▸ **EXTRACTED RECORDS**:
------------------------------------------------------------

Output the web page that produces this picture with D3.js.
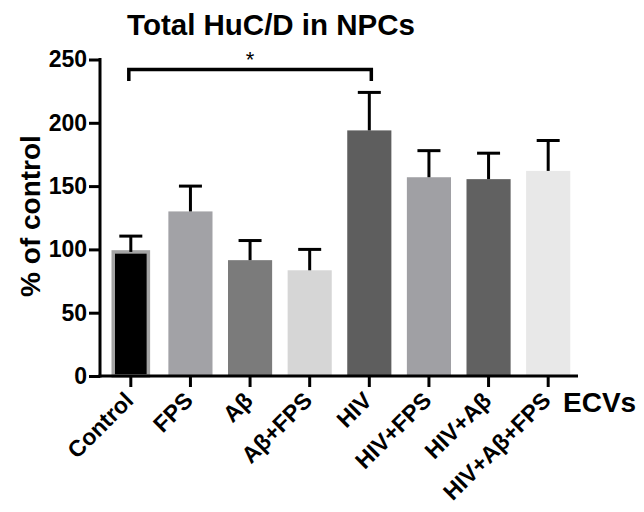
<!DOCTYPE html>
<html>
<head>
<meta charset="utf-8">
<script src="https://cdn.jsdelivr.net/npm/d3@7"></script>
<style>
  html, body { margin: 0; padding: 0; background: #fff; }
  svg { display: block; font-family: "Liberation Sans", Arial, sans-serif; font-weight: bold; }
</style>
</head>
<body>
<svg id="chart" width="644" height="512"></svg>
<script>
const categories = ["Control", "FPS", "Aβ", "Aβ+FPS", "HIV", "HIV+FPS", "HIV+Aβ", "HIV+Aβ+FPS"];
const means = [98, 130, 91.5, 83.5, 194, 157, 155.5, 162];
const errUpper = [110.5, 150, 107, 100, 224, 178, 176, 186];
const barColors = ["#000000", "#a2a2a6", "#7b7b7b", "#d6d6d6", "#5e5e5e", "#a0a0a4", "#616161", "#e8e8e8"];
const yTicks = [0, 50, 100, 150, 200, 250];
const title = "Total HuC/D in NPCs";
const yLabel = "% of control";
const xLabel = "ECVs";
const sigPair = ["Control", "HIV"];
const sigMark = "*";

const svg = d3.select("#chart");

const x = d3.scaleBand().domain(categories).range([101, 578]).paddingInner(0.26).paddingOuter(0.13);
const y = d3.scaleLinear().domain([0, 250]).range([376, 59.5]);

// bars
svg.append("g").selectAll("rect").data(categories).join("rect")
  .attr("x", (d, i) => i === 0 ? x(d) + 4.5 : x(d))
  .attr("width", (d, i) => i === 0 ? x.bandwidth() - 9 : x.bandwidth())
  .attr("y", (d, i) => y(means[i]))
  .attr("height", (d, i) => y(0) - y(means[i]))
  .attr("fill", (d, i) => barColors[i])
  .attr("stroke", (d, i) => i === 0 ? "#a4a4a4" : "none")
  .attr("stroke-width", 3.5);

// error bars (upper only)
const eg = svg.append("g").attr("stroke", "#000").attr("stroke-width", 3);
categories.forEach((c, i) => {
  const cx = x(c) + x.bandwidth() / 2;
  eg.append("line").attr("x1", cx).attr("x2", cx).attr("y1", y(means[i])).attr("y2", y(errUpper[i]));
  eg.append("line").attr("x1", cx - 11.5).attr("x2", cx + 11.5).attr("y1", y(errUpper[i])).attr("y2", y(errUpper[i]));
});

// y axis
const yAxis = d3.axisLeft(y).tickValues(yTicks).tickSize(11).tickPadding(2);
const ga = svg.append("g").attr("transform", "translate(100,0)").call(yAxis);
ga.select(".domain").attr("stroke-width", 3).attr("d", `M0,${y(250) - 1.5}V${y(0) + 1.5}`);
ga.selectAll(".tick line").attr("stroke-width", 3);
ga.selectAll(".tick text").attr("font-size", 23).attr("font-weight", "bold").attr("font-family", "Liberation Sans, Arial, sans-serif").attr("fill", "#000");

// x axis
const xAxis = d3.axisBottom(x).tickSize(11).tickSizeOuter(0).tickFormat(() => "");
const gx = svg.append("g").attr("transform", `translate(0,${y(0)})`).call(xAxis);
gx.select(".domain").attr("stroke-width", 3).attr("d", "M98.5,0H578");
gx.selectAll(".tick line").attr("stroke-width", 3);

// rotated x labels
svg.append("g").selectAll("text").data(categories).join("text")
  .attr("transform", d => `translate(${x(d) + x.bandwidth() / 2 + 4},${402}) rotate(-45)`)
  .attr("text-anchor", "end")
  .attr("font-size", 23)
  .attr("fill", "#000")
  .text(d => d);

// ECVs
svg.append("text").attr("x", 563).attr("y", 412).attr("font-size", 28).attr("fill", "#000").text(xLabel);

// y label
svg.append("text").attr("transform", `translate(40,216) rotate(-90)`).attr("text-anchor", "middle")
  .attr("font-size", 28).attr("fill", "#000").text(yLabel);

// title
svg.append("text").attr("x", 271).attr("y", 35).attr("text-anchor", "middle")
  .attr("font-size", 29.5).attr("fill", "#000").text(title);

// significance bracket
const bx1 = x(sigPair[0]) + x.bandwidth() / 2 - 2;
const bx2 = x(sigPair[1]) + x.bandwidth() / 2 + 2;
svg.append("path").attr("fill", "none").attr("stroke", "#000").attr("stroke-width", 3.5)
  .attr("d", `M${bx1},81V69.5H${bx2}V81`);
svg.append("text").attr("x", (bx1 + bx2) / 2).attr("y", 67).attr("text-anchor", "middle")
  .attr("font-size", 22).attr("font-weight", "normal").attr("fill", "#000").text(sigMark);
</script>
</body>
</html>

------------------------------------------------------------

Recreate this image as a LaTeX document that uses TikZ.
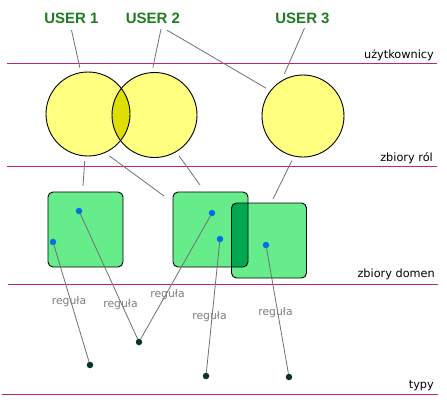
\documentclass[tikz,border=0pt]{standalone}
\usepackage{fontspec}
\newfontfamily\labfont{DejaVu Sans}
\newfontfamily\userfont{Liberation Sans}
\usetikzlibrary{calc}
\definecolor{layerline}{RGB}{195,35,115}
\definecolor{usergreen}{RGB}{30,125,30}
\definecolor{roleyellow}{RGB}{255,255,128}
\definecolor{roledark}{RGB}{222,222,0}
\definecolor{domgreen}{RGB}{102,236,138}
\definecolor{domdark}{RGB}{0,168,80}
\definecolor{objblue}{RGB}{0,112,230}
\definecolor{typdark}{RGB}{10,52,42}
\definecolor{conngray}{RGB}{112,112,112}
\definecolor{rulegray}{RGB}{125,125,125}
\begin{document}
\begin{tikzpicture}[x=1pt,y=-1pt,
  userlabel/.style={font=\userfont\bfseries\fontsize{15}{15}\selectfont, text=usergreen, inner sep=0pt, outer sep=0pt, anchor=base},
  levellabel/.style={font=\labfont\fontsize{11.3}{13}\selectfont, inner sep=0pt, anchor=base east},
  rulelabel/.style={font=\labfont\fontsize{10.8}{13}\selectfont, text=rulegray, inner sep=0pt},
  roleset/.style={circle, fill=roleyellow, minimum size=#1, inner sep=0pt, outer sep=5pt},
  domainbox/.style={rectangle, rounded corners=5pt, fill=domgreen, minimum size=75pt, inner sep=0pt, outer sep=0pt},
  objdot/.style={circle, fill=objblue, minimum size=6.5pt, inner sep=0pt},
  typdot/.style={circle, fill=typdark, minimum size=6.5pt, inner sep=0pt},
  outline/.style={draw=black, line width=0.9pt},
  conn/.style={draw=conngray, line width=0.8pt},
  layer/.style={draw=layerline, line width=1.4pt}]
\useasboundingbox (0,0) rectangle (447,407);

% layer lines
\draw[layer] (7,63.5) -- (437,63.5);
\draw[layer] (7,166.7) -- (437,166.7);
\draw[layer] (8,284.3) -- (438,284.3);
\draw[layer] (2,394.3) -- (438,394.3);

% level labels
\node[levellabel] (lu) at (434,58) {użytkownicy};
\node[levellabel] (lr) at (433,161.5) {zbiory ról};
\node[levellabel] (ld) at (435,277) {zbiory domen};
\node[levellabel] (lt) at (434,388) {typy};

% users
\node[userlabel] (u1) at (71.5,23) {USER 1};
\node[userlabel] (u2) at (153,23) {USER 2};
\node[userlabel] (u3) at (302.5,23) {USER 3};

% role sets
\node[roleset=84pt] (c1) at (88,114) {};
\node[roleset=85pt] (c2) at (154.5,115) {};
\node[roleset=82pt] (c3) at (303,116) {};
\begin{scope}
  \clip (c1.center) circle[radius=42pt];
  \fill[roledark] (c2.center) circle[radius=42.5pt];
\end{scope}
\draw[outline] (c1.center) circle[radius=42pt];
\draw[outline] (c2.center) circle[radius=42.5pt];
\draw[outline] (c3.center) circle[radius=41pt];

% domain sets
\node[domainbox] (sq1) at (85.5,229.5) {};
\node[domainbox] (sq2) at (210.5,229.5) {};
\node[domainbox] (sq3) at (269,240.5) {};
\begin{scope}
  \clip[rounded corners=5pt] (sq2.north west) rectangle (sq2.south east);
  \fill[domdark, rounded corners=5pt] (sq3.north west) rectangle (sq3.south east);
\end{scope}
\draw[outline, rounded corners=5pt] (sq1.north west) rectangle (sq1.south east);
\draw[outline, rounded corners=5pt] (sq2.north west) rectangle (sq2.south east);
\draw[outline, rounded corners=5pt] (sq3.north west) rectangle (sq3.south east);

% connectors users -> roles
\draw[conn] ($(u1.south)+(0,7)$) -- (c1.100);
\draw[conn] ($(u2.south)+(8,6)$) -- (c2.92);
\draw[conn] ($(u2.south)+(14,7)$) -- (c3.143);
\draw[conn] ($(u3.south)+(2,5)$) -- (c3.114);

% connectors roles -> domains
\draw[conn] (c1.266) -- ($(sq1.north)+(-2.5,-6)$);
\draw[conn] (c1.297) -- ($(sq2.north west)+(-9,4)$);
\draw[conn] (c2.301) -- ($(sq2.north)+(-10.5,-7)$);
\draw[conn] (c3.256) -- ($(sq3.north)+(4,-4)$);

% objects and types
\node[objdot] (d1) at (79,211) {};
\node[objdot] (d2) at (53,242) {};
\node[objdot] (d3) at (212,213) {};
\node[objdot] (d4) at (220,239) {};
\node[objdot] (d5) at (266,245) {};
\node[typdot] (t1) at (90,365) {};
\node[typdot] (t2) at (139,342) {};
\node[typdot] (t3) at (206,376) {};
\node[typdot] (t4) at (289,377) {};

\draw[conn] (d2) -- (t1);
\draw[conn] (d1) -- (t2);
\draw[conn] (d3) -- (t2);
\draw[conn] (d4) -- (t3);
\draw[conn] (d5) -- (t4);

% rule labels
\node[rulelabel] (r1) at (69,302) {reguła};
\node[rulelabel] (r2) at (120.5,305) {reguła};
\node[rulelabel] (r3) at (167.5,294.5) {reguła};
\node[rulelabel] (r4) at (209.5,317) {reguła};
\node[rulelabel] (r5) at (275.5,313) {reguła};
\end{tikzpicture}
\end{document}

------------------------------------------------------------

▸ **REQUIREMENT**: What lines above run from the one with "Output the web" to the one with "const y = d3.scaleLinear().domain([0, 250]).range([376, 59.5]);"? Give them again exactly, ends included, and leave the pictures out.

▸ **CORRECT RESPONSE**:
Output the web page that produces this picture with D3.js.
<!DOCTYPE html>
<html>
<head>
<meta charset="utf-8">
<script src="https://cdn.jsdelivr.net/npm/d3@7"></script>
<style>
  html, body { margin: 0; padding: 0; background: #fff; }
  svg { display: block; font-family: "Liberation Sans", Arial, sans-serif; font-weight: bold; }
</style>
</head>
<body>
<svg id="chart" width="644" height="512"></svg>
<script>
const categories = ["Control", "FPS", "Aβ", "Aβ+FPS", "HIV", "HIV+FPS", "HIV+Aβ", "HIV+Aβ+FPS"];
const means = [98, 130, 91.5, 83.5, 194, 157, 155.5, 162];
const errUpper = [110.5, 150, 107, 100, 224, 178, 176, 186];
const barColors = ["#000000", "#a2a2a6", "#7b7b7b", "#d6d6d6", "#5e5e5e", "#a0a0a4", "#616161", "#e8e8e8"];
const yTicks = [0, 50, 100, 150, 200, 250];
const title = "Total HuC/D in NPCs";
const yLabel = "% of control";
const xLabel = "ECVs";
const sigPair = ["Control", "HIV"];
const sigMark = "*";

const svg = d3.select("#chart");

const x = d3.scaleBand().domain(categories).range([101, 578]).paddingInner(0.26).paddingOuter(0.13);
const y = d3.scaleLinear().domain([0, 250]).range([376, 59.5]);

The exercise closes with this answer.